Reseña del editor:
Stefan Zweig gained early fame as a poet, translator, and biographer. When he added fiction to his repertoire, his work was critically acclaimed. However, Zweig has fallen into an undeserved obscurity, and unlike the works of his contemporaries and admirers--fellow Austrian and German writers such as Thomas Man, Herman Hesse, and Sigmund Freud--Zweig's writings have become almost completely unavailable to the English-speaking audience. The Royal Game and Other Stories is a collection of five of his brilliant creative achievements, revives Zweig's art, making it once again available to a wide range of readers. Spanning his entire career, the stories included-""The Royal Game,"" ""Amok,"" ""Letter from an Unknown Woman,"" ""The Burning Secret,"" and ""Fear""-each reveal an individual's passionate response to life.

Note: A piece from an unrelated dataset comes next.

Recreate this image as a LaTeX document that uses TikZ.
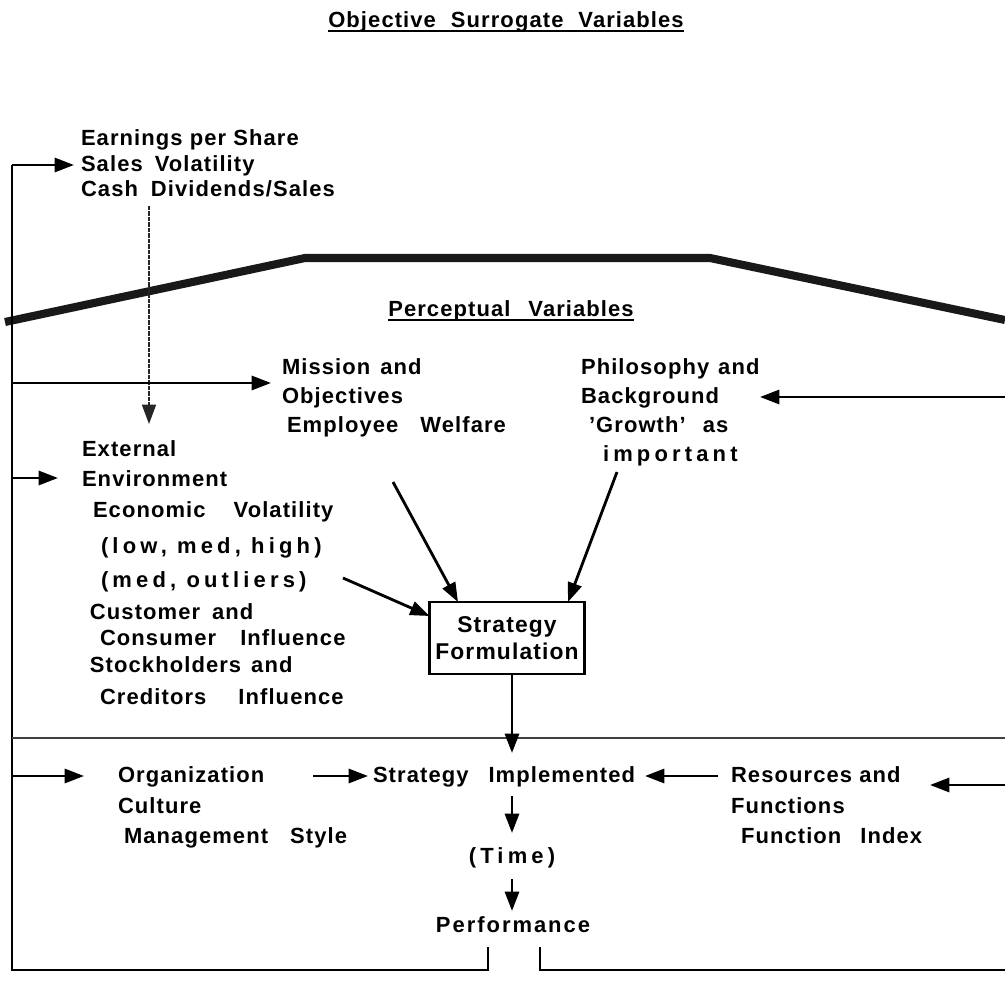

Toying with the theme of the mind left to itself, Zweig gives the reader everything from the story of a child's distrust of his mother to one of a man driven to insanity by his imaginary chess games. Zweig's enormous interest in psychology and psychological problems combine with early century settings to provide compelling stories that prove Zweig to be a master of psychological narrative. Through the years, the stories of Stefan Zweig have been hailed as intense and memorable psychological thrillers-adventures of the mind-with wide, universal appeal. The five masterpieces in this book reveal why Zweig has earned such praise, and should help his legacy continue on to a new generation of readers.
Biografía del autor:
Stefan Zweig was born in 1881 in Vienna to a wealthy Austrian-Jewish family. Recognition as a writer came early for Zweig; by the age of forty, he had already won literary fame. Zweig travelled widely, and living in Salzburg between the wars, he made friends with the greats: Bruno Walter, Romain Rolland, Toscanini, Sigmund Freud. In 1934, with Nazism entrenched, Zweig left Austria for England, and became a British citizen in 1940. Two years later, after relocating in Brazil, he became pathologically depressed over the state of world affairs and took his own life.